The process of table lookup is not a big deal. It uses hashing search algorithm per Knuth's fundamental works.
What matters, is how many times per second it has to be repeated, not how big the table is.
"What matters, is how many times per second it has to be repeated, not how big the table is"
As a conclusion, what model of router do you suggest?
Would like to hear your opinion about the issue linked above, when you have time.
Also, I recommend you use a L3 switch, not router on the stick."
This was my very first suggestion, but networks admin before me have already made his wrong choice.
"What BW are getting from ISP?"
Thanks for the documentation, however according to it, current 2651XM router suits the needs. But it maxes out CPU.
"An important part of the this profession, is to fix other people mistakes."
Well said m8, but before taking action, you have to succesffuly answer the question of your CEO as follows
"You say that router-on-a-stick design is inappropriate, current Cisco device hits CPU %100. You want me to buy another cisco device (L3 switch).

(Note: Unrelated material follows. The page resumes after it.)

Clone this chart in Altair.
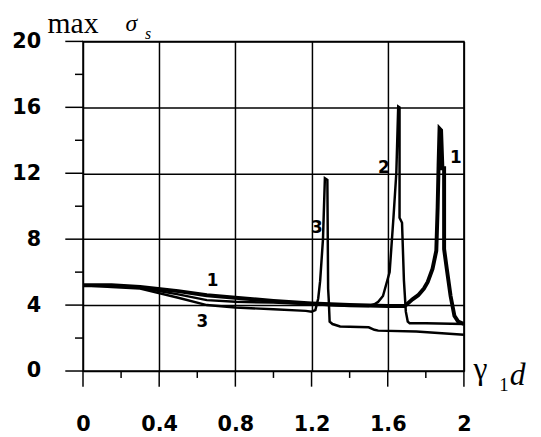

Cisco router 2000$+ , cisco L3 switch 3000$+. Then my dear network admin tell me, in another campus, how can a device called Netasq running on BSD worth 1000$ configured as router-on-a-stick with a 250$ L2 3com switch works flwaless with CPU utilization of %5-%10"
On that performances sheet, they use uni-directional traffic, so if you have 20 mbps of bi-directional traffic, that equates to 40.
Then you have to allow some safety margin.
Regarding the device they are using now, try copying an huge file between gigabit-equipped servers on different VLANs. Perhaps, throw some ACL in there too. Compare time to the same copy made between servers in the same vlan.
Then, try having a disk crash on that box and see what you are left with.
And, from what I understand, you may be very well set with a 3560-8PC, less than $1,000 street price.
Anybody can do IT/networking cheaply and creatively. But this forum is titled "NetPro", and as such we try to remain.